### RECORDS PROVIDED

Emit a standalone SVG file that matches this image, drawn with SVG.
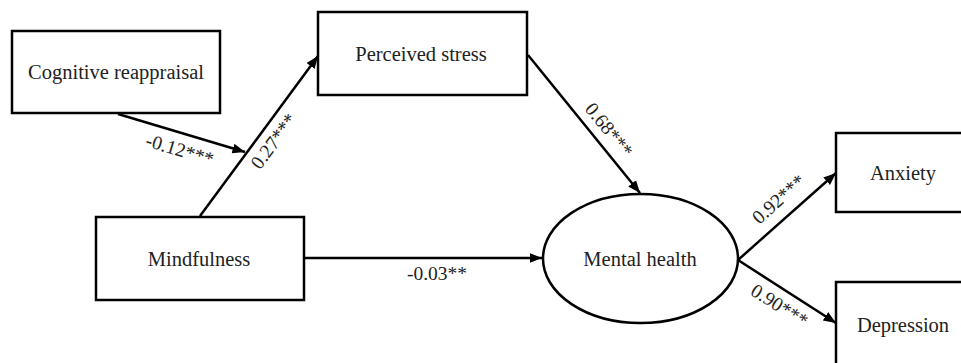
<svg xmlns="http://www.w3.org/2000/svg" width="961" height="363" viewBox="0 0 961 363">
<defs>
<marker id="ah" viewBox="0 0 10 10" refX="10" refY="5" markerWidth="5" markerHeight="5" orient="auto" markerUnits="strokeWidth">
<path d="M0,1 L10,5 L0,9 z" fill="#000"/>
</marker>
</defs>
<style>
.box{fill:#fff;stroke:#000;stroke-width:2.5}
.lbl{font-family:"Liberation Serif","Times New Roman",serif;font-size:20.5px;fill:#222;text-anchor:middle}
.coef{font-family:"Liberation Serif","Times New Roman",serif;font-size:19.5px;fill:#222;text-anchor:middle}
.edge{stroke:#000;stroke-width:2.5;fill:none;marker-end:url(#ah)}
</style>
<rect width="961" height="363" fill="#fff"/>
<g id="connectors">
<line class="edge" x1="118" y1="114" x2="245" y2="152"/>
<line class="edge" x1="200" y1="216" x2="318" y2="56"/>
<line class="edge" x1="528" y1="55" x2="640" y2="193"/>
<line class="edge" x1="304" y1="258" x2="542" y2="258"/>
<line class="edge" x1="738" y1="260" x2="836" y2="173"/>
<line class="edge" x1="738" y1="260" x2="836" y2="323"/>
<text class="coef" transform="translate(178,156) rotate(16.7)">-0.12***</text>
<text class="coef" transform="translate(279,145) rotate(-53.4)">0.27***</text>
<text class="coef" transform="translate(604,134) rotate(51)">0.68***</text>
<text class="coef" x="437" y="280">-0.03**</text>
<text class="coef" transform="translate(783,204) rotate(-41.6)">0.92***</text>
<text class="coef" transform="translate(776,311) rotate(32.7)">0.90***</text>
</g>
<g id="cognitive-reappraisal">
<rect class="box" x="12" y="31" width="208" height="82"/>
<text class="lbl" x="116" y="79">Cognitive reappraisal</text>
</g>
<g id="perceived-stress">
<rect class="box" x="318" y="12" width="209" height="83"/>
<text class="lbl" x="421" y="61">Perceived stress</text>
</g>
<g id="mindfulness">
<rect class="box" x="96" y="217" width="208" height="83"/>
<text class="lbl" x="199" y="266">Mindfulness</text>
</g>
<g id="mental-health">
<ellipse class="box" cx="640.5" cy="258.5" rx="97.5" ry="64.5"/>
<text class="lbl" x="640" y="266">Mental health</text>
</g>
<g id="anxiety">
<rect class="box" x="836" y="133" width="130" height="79"/>
<text class="lbl" x="903" y="180">Anxiety</text>
</g>
<g id="depression">
<rect class="box" x="836" y="282" width="130" height="90"/>
<text class="lbl" x="903" y="332">Depression</text>
</g>
</svg>
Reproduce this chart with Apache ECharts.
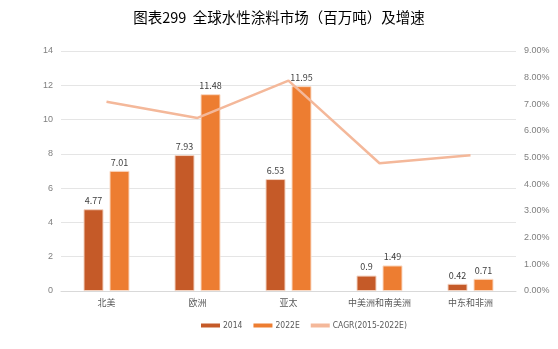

######

TASK REQUIREMENTS: Each record above is to be restated exactly, with its pictures removed from the copy.

ANSWER TO THIS PROBLEM:
Emit a standalone SVG file that matches this image, drawn with SVG.
<svg xmlns="http://www.w3.org/2000/svg" width="961" height="363" viewBox="0 0 961 363">
<defs>
<marker id="ah" viewBox="0 0 10 10" refX="10" refY="5" markerWidth="5" markerHeight="5" orient="auto" markerUnits="strokeWidth">
<path d="M0,1 L10,5 L0,9 z" fill="#000"/>
</marker>
</defs>
<style>
.box{fill:#fff;stroke:#000;stroke-width:2.5}
.lbl{font-family:"Liberation Serif","Times New Roman",serif;font-size:20.5px;fill:#222;text-anchor:middle}
.coef{font-family:"Liberation Serif","Times New Roman",serif;font-size:19.5px;fill:#222;text-anchor:middle}
.edge{stroke:#000;stroke-width:2.5;fill:none;marker-end:url(#ah)}
</style>
<rect width="961" height="363" fill="#fff"/>
<g id="connectors">
<line class="edge" x1="118" y1="114" x2="245" y2="152"/>
<line class="edge" x1="200" y1="216" x2="318" y2="56"/>
<line class="edge" x1="528" y1="55" x2="640" y2="193"/>
<line class="edge" x1="304" y1="258" x2="542" y2="258"/>
<line class="edge" x1="738" y1="260" x2="836" y2="173"/>
<line class="edge" x1="738" y1="260" x2="836" y2="323"/>
<text class="coef" transform="translate(178,156) rotate(16.7)">-0.12***</text>
<text class="coef" transform="translate(279,145) rotate(-53.4)">0.27***</text>
<text class="coef" transform="translate(604,134) rotate(51)">0.68***</text>
<text class="coef" x="437" y="280">-0.03**</text>
<text class="coef" transform="translate(783,204) rotate(-41.6)">0.92***</text>
<text class="coef" transform="translate(776,311) rotate(32.7)">0.90***</text>
</g>
<g id="cognitive-reappraisal">
<rect class="box" x="12" y="31" width="208" height="82"/>
<text class="lbl" x="116" y="79">Cognitive reappraisal</text>
</g>
<g id="perceived-stress">
<rect class="box" x="318" y="12" width="209" height="83"/>
<text class="lbl" x="421" y="61">Perceived stress</text>
</g>
<g id="mindfulness">
<rect class="box" x="96" y="217" width="208" height="83"/>
<text class="lbl" x="199" y="266">Mindfulness</text>
</g>
<g id="mental-health">
<ellipse class="box" cx="640.5" cy="258.5" rx="97.5" ry="64.5"/>
<text class="lbl" x="640" y="266">Mental health</text>
</g>
<g id="anxiety">
<rect class="box" x="836" y="133" width="130" height="79"/>
<text class="lbl" x="903" y="180">Anxiety</text>
</g>
<g id="depression">
<rect class="box" x="836" y="282" width="130" height="90"/>
<text class="lbl" x="903" y="332">Depression</text>
</g>
</svg>
Reproduce this chart with Apache ECharts.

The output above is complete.